Do you reject the notion that architecture can be art? What does Fallingwater say about the human experience? You can argue that it argues that humans should live in aesthetic harmony with the world around them, I suppose, but it seems a stretch to me. You can argue that it's pure craft, not art, but I'd disagree.
What does Sarah Winchester's house say about human existence? Well, you can pull any of a dozen interpretations of the "thing" in its historical context, depending on what "facts" about her life that you believe, but the house itself is a thing separate from her life. If you strip away the "mystery" of her life, it's just a house that does non-functional things. As such, I think it is art -- accidental art, not something that was controlled all the way, but art nonetheless.
Back to games: Dave Theurer, a designer from when game design was something programmers did while coding, created games that came out of his nightmares. Tempest, though taken to be a sort of standard "shoot the space invaders" game, is "about" trying to repel a horde of alien-but-native creatures from within the earth, creatures that will grab you and pull you into the darkness. If that's not a fundamental meme of human art, I don't what is.
Missile Command was inspired by his nightmares of nuclear blasts annihilating his home and himself. Surely the scenario, that you can't win, that you can't counterattack, that you can do nothing except temporarily stave off extinction, and that you know there are humans on the other side of the attack, says something about the human condition? It's as conceptually deep as, say, "Miracle Mile," at least. (You can say that arcade games of the time seldom had an "end", but Theurer's interviews state that he rejected the suggestion by management that it have an ending because nobody could really win a nuclear war.) By your criteria, is this art?

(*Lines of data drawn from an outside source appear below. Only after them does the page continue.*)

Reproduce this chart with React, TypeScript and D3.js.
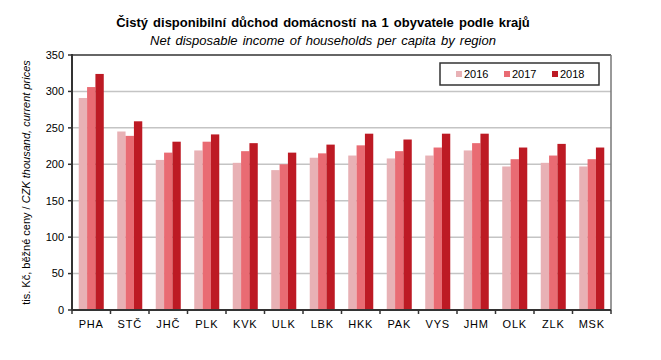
import React from 'react'
import * as d3 from 'd3'

const regions = ['PHA', 'STČ', 'JHČ', 'PLK', 'KVK', 'ULK', 'LBK', 'HKK', 'PAK', 'VYS', 'JHM', 'OLK', 'ZLK', 'MSK']
const years = ['2016', '2017', '2018']
const v2016 = [291, 245, 206, 219, 202, 192, 209, 212, 208, 212, 219, 197, 202, 197]
const v2017 = [306, 239, 216, 231, 218, 200, 215, 226, 218, 223, 229, 207, 212, 207]
const v2018 = [324, 259, 231, 241, 229, 216, 227, 242, 234, 242, 242, 223, 228, 223]
const yTicks = [0, 50, 100, 150, 200, 250, 300, 350]
const colors = ['#e8b1b5', '#e96b73', '#bd1a24']

const W = 661
const H = 360
const left = 72
const right = 611
const top = 55
const bottom = 310
const font = 'Arial, "Liberation Sans", sans-serif'

export default function App() {
  const series = [v2016, v2017, v2018]

  const x = d3.scaleBand<string>()
    .domain(regions)
    .range([left, right])
    .paddingInner(0.35)
    .paddingOuter(0.175)

  const xi = d3.scaleBand<string>()
    .domain(years)
    .range([0, x.bandwidth()])

  const y = d3.scaleLinear().domain([0, 350]).range([bottom, top])

  const step = x.step()
  const edges = d3.range(regions.length + 1).map(i => left + i * step)

  return (
    <svg width={W} height={H} style={{ position: 'absolute', left: 0, top: 0 }} fontFamily={font}>
      <rect width={W} height={H} fill="#fff" />

      {/* titles */}
      <text x={323} y={27} textAnchor="middle" fontSize={13} wordSpacing={1.5} fontWeight="bold" fill="#000">
        Čistý disponibilní důchod domácností na 1 obyvatele podle krajů
      </text>
      <text x={323} y={45} textAnchor="middle" fontSize={13} wordSpacing={1.5} fontStyle="italic" fill="#000">
        Net disposable income of households per capita by region
      </text>

      {/* gridlines */}
      {yTicks.filter(t => t > 0 && t < 350).map(t => (
        <line key={t} x1={left} x2={right} y1={y(t)} y2={y(t)} stroke="#c4c4c4" strokeWidth={1.5} />
      ))}

      {/* bars */}
      {regions.map((r, i) => (
        <g key={r} transform={`translate(${x(r)},0)`}>
          {series.map((s, k) => (
            <rect key={k} x={xi(years[k])} y={y(s[i])} width={xi.bandwidth()}
              height={bottom - y(s[i])} fill={colors[k]} />
          ))}
        </g>
      ))}

      {/* frame */}
      <line x1={left} x2={right} y1={top} y2={top} stroke="#666" strokeWidth={2} />
      <line x1={right} x2={right} y1={top} y2={bottom} stroke="#777" strokeWidth={1.5} />
      <line x1={left} x2={left} y1={top - 1} y2={bottom} stroke="#333" strokeWidth={2} />
      <line x1={left} x2={right} y1={bottom} y2={bottom} stroke="#333" strokeWidth={2} />

      {/* y axis */}
      {yTicks.map(t => (
        <g key={t}>
          <line x1={left - 4} x2={left} y1={y(t)} y2={y(t)} stroke="#333" strokeWidth={1.5} />
          <text x={left - 8} y={y(t)} dy="0.35em" textAnchor="end" fontSize={11} fill="#000">{t}</text>
        </g>
      ))}

      {/* x axis */}
      {edges.map((e, i) => (
        <line key={i} x1={e} x2={e} y1={bottom} y2={bottom + 4} stroke="#333" strokeWidth={1.5} />
      ))}
      {regions.map(r => (
        <text key={r} x={(x(r) ?? 0) + x.bandwidth() / 2} y={bottom + 18} textAnchor="middle"
          fontSize={11} letterSpacing={0.8} fill="#000">{r}</text>
      ))}

      {/* y label */}
      <text transform={`translate(30,${(top + bottom) / 2}) rotate(-90)`} textAnchor="middle" fontSize={11} fill="#000">
        tis. Kč, běžné ceny / <tspan fontStyle="italic">CZK thousand, current prices</tspan>
      </text>

      {/* legend */}
      <rect x={440} y={63} width={159} height={22} fill="#fff" stroke="#333" strokeWidth={1.5} />
      {years.map((yr, k) => (
        <g key={yr} transform={`translate(${456 + k * 48},74)`}>
          <rect x={0} y={-3} width={6} height={6} fill={colors[k]} />
          <text x={8} y={0} dy="0.35em" fontSize={11} fill="#000">{yr}</text>
        </g>
      ))}
    </svg>
  )
}
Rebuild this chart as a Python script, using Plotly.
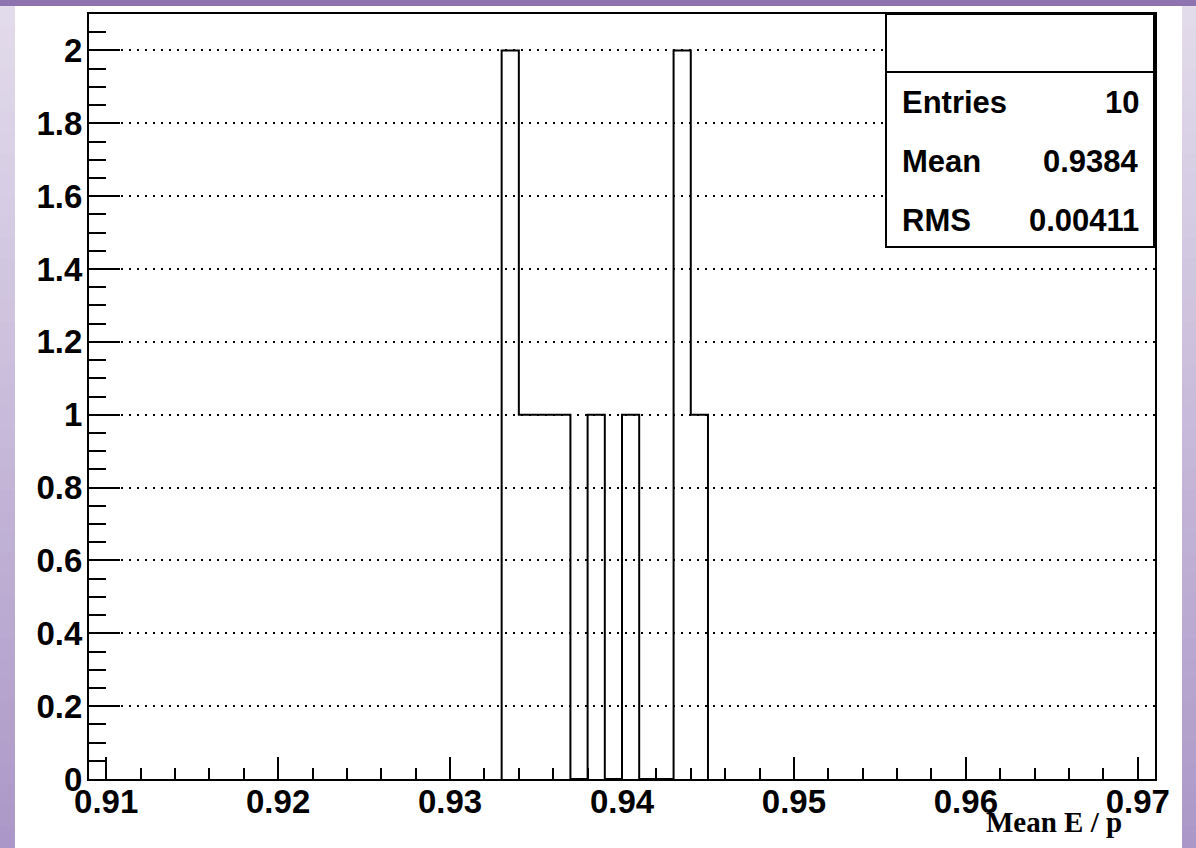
import plotly.graph_objects as go

# ---------------- data ----------------
bin_edges = [0.933, 0.934, 0.935, 0.936, 0.937, 0.938, 0.939, 0.940, 0.941, 0.942, 0.943, 0.944, 0.945]
bin_counts = [2, 1, 1, 1, 0, 1, 0, 1, 0, 0, 2, 1]
x_range = [0.909, 0.971]
y_range = [0, 2.1]
stats_labels = ["Entries", "Mean", "RMS"]
stats_values = ["10", "0.9384", "0.00411"]
x_title = "Mean E / p"

# ---------------- layout geometry (pixels) ----------------
W, H = 1196, 848
L, R, T, B = 89, 1155, 14, 779  # plot frame


def px(x):
    return (x - L) / (R - L)


def py(y):
    return (B - y) / (B - T)


# step outline of histogram
xs = [bin_edges[0]] + bin_edges
ys = [0] + bin_counts + [0]

fig = go.Figure()
fig.add_trace(go.Scatter(
    x=xs, y=ys, mode="lines", line=dict(color="black", width=2, shape="hv"),
    hoverinfo="skip", showlegend=False, cliponaxis=False,
))

shapes = []
# background decoration: top band + gradient side bands
shapes.append(dict(type="rect", xref="paper", yref="paper", x0=px(0), x1=px(W), y0=py(6), y1=py(0),
                   fillcolor="#8f73b0", line=dict(width=0), layer="below"))
n = 40
c0 = (226, 219, 235)
c1 = (172, 152, 200)
for i in range(n):
    t = i / (n - 1)
    col = "rgb(%d,%d,%d)" % tuple(round(c0[k] + (c1[k] - c0[k]) * t) for k in range(3))
    ya = 6 + (H - 6) * i / n
    yb = 6 + (H - 6) * (i + 1) / n + 1
    for xa, xb in [(0, 15), (1182, W)]:
        shapes.append(dict(type="rect", xref="paper", yref="paper", x0=px(xa), x1=px(xb),
                           y0=py(yb), y1=py(ya), fillcolor=col, line=dict(width=0), layer="below"))

# stats box
bx0, bx1, by0, by1, bsep = 886, 1154, 14, 247, 72
shapes.append(dict(type="rect", xref="paper", yref="paper", x0=px(bx0), x1=px(bx1), y0=py(by1), y1=py(by0),
                   fillcolor="white", line=dict(color="black", width=2), layer="above"))
shapes.append(dict(type="line", xref="paper", yref="paper", x0=px(bx0), x1=px(bx1), y0=py(bsep), y1=py(bsep),
                   line=dict(color="black", width=2), layer="above"))

annotations = []
row_y = [102, 162, 220]
for lab, val, ry in zip(stats_labels, stats_values, row_y):
    annotations.append(dict(xref="paper", yref="paper", x=px(900), y=py(ry), text=lab, showarrow=False,
                            xanchor="left", yanchor="middle",
                            font=dict(family="Liberation Sans", size=31, color="black", weight="bold")))
    annotations.append(dict(xref="paper", yref="paper", x=px(1141), y=py(ry), text=val, showarrow=False,
                            xanchor="right", yanchor="middle",
                            font=dict(family="Liberation Sans", size=31, color="black", weight="bold")))

annotations.append(dict(xref="paper", yref="paper", x=px(1124), y=py(822), text="<b>" + x_title + "</b>",
                        showarrow=False, xanchor="right", yanchor="middle",
                        font=dict(family="Liberation Serif", size=29, color="black")))

tickfont = dict(family="Liberation Sans", size=33, color="black", weight="bold")

fig.update_layout(
    width=W, height=H,
    margin=dict(l=L, r=W - R, t=T, b=H - B, pad=0),
    paper_bgcolor="white", plot_bgcolor="white",
    shapes=shapes, annotations=annotations,
    xaxis=dict(
        range=x_range, showgrid=False, zeroline=False,
        showline=True, linecolor="black", linewidth=2, mirror=True,
        ticks="inside", ticklen=22, tickwidth=2, tickcolor="black",
        tick0=0.91, dtick=0.01, tickformat=".2f",
        tickfont=tickfont, ticklabelstandoff=-8,
        minor=dict(ticks="inside", ticklen=11, tickwidth=2, tickcolor="black", dtick=0.002, tick0=0.91,
                   showgrid=False),
    ),
    yaxis=dict(
        range=y_range, zeroline=False,
        showgrid=True, gridcolor="black", gridwidth=2, griddash="2px,6px",
        showline=True, linecolor="black", linewidth=2, mirror=True,
        ticks="inside", ticklen=31, tickwidth=2, tickcolor="black",
        tick0=0, dtick=0.2,
        tickfont=tickfont, ticklabelstandoff=-2,
        minor=dict(ticks="inside", ticklen=17, tickwidth=2, tickcolor="black", dtick=0.05, tick0=0,
                   showgrid=False),
    ),
)

fig.write_html("out.html")
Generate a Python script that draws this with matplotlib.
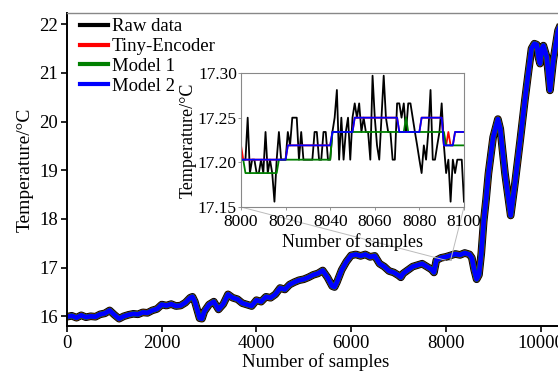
import matplotlib
matplotlib.use('Agg')
import matplotlib.pyplot as plt
from mpl_toolkits.axes_grid1.inset_locator import mark_inset

plt.rcParams['font.family'] = ['Liberation Serif', 'DejaVu Serif']

# whole record
samples = [0, 100, 200, 300, 400, 500, 600, 700, 800, 900, 1000, 1100, 1200, 1300,
           1400, 1500, 1600, 1700, 1800, 1900, 2000, 2100, 2200, 2300, 2400, 2500,
           2600, 2650, 2700, 2800, 2850, 2900, 3000, 3100, 3200, 3300, 3400, 3500,
           3600, 3700, 3800, 3900, 4000, 4100, 4200, 4300, 4400, 4500, 4600, 4700,
           4800, 4900, 5000, 5100, 5200, 5300, 5400, 5500, 5600, 5650, 5700, 5800,
           5900, 6000, 6100, 6200, 6300, 6400, 6500, 6600, 6700, 6800, 6900, 7000,
           7050, 7100, 7200, 7300, 7400, 7500, 7600, 7700, 7750, 7800, 7900, 8000,
           8100, 8200, 8300, 8400, 8500, 8550, 8600, 8650, 8700, 8750, 8800, 8850,
           8900, 9000, 9100, 9150, 9250, 9370, 9460, 9570, 9670, 9740, 9810, 9870,
           9920, 9960, 9990, 10030, 10060, 10130, 10200, 10270, 10370, 10450]
temp = [15.99, 16.01, 15.97, 16.02, 15.98, 16.00, 15.99, 16.04, 16.06, 16.12, 16.03,
        15.95, 16.00, 16.03, 16.05, 16.04, 16.08, 16.07, 16.12, 16.15, 16.24, 16.22,
        16.25, 16.21, 16.22, 16.28, 16.38, 16.40, 16.30, 15.96, 15.95, 16.10, 16.24,
        16.30, 16.14, 16.25, 16.45, 16.38, 16.35, 16.27, 16.24, 16.21, 16.33, 16.30,
        16.40, 16.38, 16.45, 16.58, 16.55, 16.65, 16.70, 16.74, 16.76, 16.80, 16.85,
        16.88, 16.94, 16.80, 16.62, 16.60, 16.70, 16.95, 17.12, 17.25, 17.27, 17.24,
        17.27, 17.22, 17.24, 17.08, 17.02, 16.93, 16.90, 16.84, 16.80, 16.88, 16.95,
        17.02, 17.05, 17.08, 17.02, 16.96, 16.90, 17.15, 17.20, 17.22, 17.25, 17.28,
        17.26, 17.30, 17.27, 17.20, 16.95, 16.76, 16.85, 17.30, 17.95, 18.40, 18.93,
        19.68, 20.05, 19.85, 18.93, 18.07, 18.73, 19.61, 20.44, 20.98, 21.50, 21.60,
        21.58, 21.30, 21.19, 21.50, 21.56, 21.33, 20.64, 21.26, 21.87, 22.05]

# zoomed window 8000-8100
zoom_x = list(range(8000, 8101))
zoom_raw = [17.203, 17.203, 17.203, 17.25, 17.188, 17.203, 17.203, 17.188, 17.188, 17.203,
            17.188, 17.234, 17.188, 17.203, 17.188, 17.156, 17.203, 17.234, 17.203, 17.203,
            17.203, 17.234, 17.219, 17.25, 17.25, 17.25, 17.203, 17.234, 17.203, 17.203,
            17.203, 17.203, 17.203, 17.234, 17.234, 17.203, 17.203, 17.234, 17.234, 17.203,
            17.203, 17.234, 17.25, 17.281, 17.203, 17.25, 17.203, 17.234, 17.25, 17.203,
            17.25, 17.266, 17.25, 17.266, 17.234, 17.25, 17.234, 17.234, 17.203, 17.297,
            17.25, 17.219, 17.203, 17.25, 17.297, 17.25, 17.234, 17.234, 17.203, 17.203,
            17.266, 17.266, 17.25, 17.266, 17.234, 17.266, 17.266, 17.25, 17.234, 17.219,
            17.203, 17.188, 17.219, 17.203, 17.234, 17.281, 17.203, 17.203, 17.219, 17.234,
            17.266, 17.219, 17.188, 17.203, 17.156, 17.203, 17.188, 17.203, 17.203, 17.203,
            17.156]
zoom_tiny = [17.219] + [17.203] * 20 + [17.219] * 20 + [17.234] * 10 + [17.25] * 20 \
    + [17.234] * 10 + [17.25] * 10 + [17.219, 17.219, 17.234, 17.219, 17.219] + [17.234] * 5
zoom_m1 = [17.203, 17.203] + [17.188] * 15 + [17.203] * 24 + [17.234] * 33 + [17.25] \
    + [17.234] * 17 + [17.219] * 9
zoom_m2 = [17.203] * 21 + [17.219] * 20 + [17.234] * 10 + [17.25] * 20 + [17.234] * 10 \
    + [17.25] * 10 + [17.219] * 5 + [17.234] * 5

fig = plt.figure(figsize=(5.58, 3.71), dpi=100)
ax = fig.add_axes([0.1201, 0.1213, 0.891, 0.8437])

ax.plot(samples, temp, color='black', lw=5.5, label='Raw data')
ax.plot(samples, temp, color='red', lw=4.2, label='Tiny-Encoder')
ax.plot(samples, temp, color='green', lw=4.0, label='Model 1')
ax.plot(samples, temp, color='blue', lw=3.4, label='Model 2')

ax.set_xlim(0, 10500)
ax.set_ylim(15.8, 22.23)
ax.set_xticks([0, 2000, 4000, 6000, 8000, 10000])
ax.set_yticks([16, 17, 18, 19, 20, 21, 22])
ax.tick_params(labelsize=13.5, width=1.2, length=4, direction='out', pad=2.5)
for s in ['left', 'bottom']:
    ax.spines[s].set_linewidth(1.4)
ax.spines['top'].set_color('#888888')
ax.spines['top'].set_linewidth(1.0)
ax.set_xlabel('Number of samples', fontsize=13.5, labelpad=1)
ax.set_ylabel('Temperature/°C', fontsize=14, labelpad=4)

leg = ax.legend(loc='upper left', frameon=False, fontsize=13.5, handlelength=1.5,
                handletextpad=0.2, labelspacing=0.14, borderaxespad=0.3,
                bbox_to_anchor=(0.0, 1.025))
for h in leg.get_lines():
    h.set_linewidth(3)

# inset
axins = fig.add_axes([0.4319, 0.442, 0.3996, 0.3612])
axins.plot(zoom_x, zoom_raw, color='black', lw=1.3)
axins.plot(zoom_x, zoom_tiny, color='red', lw=1.3)
axins.plot(zoom_x, zoom_m1, color='green', lw=1.3)
axins.plot(zoom_x, zoom_m2, color='blue', lw=1.3)
axins.set_xlim(8000, 8100)
axins.set_ylim(17.15, 17.30)
axins.set_xticks([8000, 8020, 8040, 8060, 8080, 8100])
axins.set_yticks([17.15, 17.20, 17.25, 17.30])
axins.set_yticklabels(['17.15', '17.20', '17.25', '17.30'])
axins.tick_params(labelsize=12.5, length=2, width=0.6, color='#888888')
axins.tick_params(axis='x', pad=3)
axins.tick_params(axis='y', pad=1)
for s in axins.spines.values():
    s.set_color('#888888')
    s.set_linewidth(0.8)
axins.set_xlabel('Number of samples', fontsize=13, labelpad=2)
axins.set_ylabel('Temperature/°C', fontsize=13, labelpad=1)

mark_inset(ax, axins, loc1=3, loc2=4, fc='none', ec='#bbbbbb', lw=0.7)

fig.savefig('out.png', dpi=100)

I think you're getting hung up on the narrative issue, given that this conversation is coming from film and literature. But who says art needs any narrative? Is there a need for a narrative in order to appreciate Church's "Cotopaxi", or Bosch's "Ship of Fools"? There are contexts to them that inform a viewing, certainly, but don't they stand on their own?
Admittedly, most narratives in games suck very badly. I can't play most JRPGs anymore for that reason, and I've never been able to get into any western fantasy-influenced games because of the ludicrous stupidity of it all. But narrative isn't everything. It isn't even the main focus of a game. It's one aspect of a complete package that also includes music, visual design, control of character(s) in a miniature universe created by humans, etc. Much as film integrated script, visual design, and music, games integrate those and more.
I expect that the concept of games as art will have a longer gestation than film. After all, film could piggyback from stage, already an accepted artform. Video games have as their antecedents: movies and their ancestors; formal logic puzzles, ala Lewis Carroll; formal abstract games, like Go, Chess, and card games; and "human" games, such as hide'n'seek, sports, and debate. These are not like forms, and a form that integrates them is going to have major growing pains. However, whether or not you believe that anything has yet done so successfully, it is foolish to deny that a form that amalgamates these unlike forms has the potential to be art.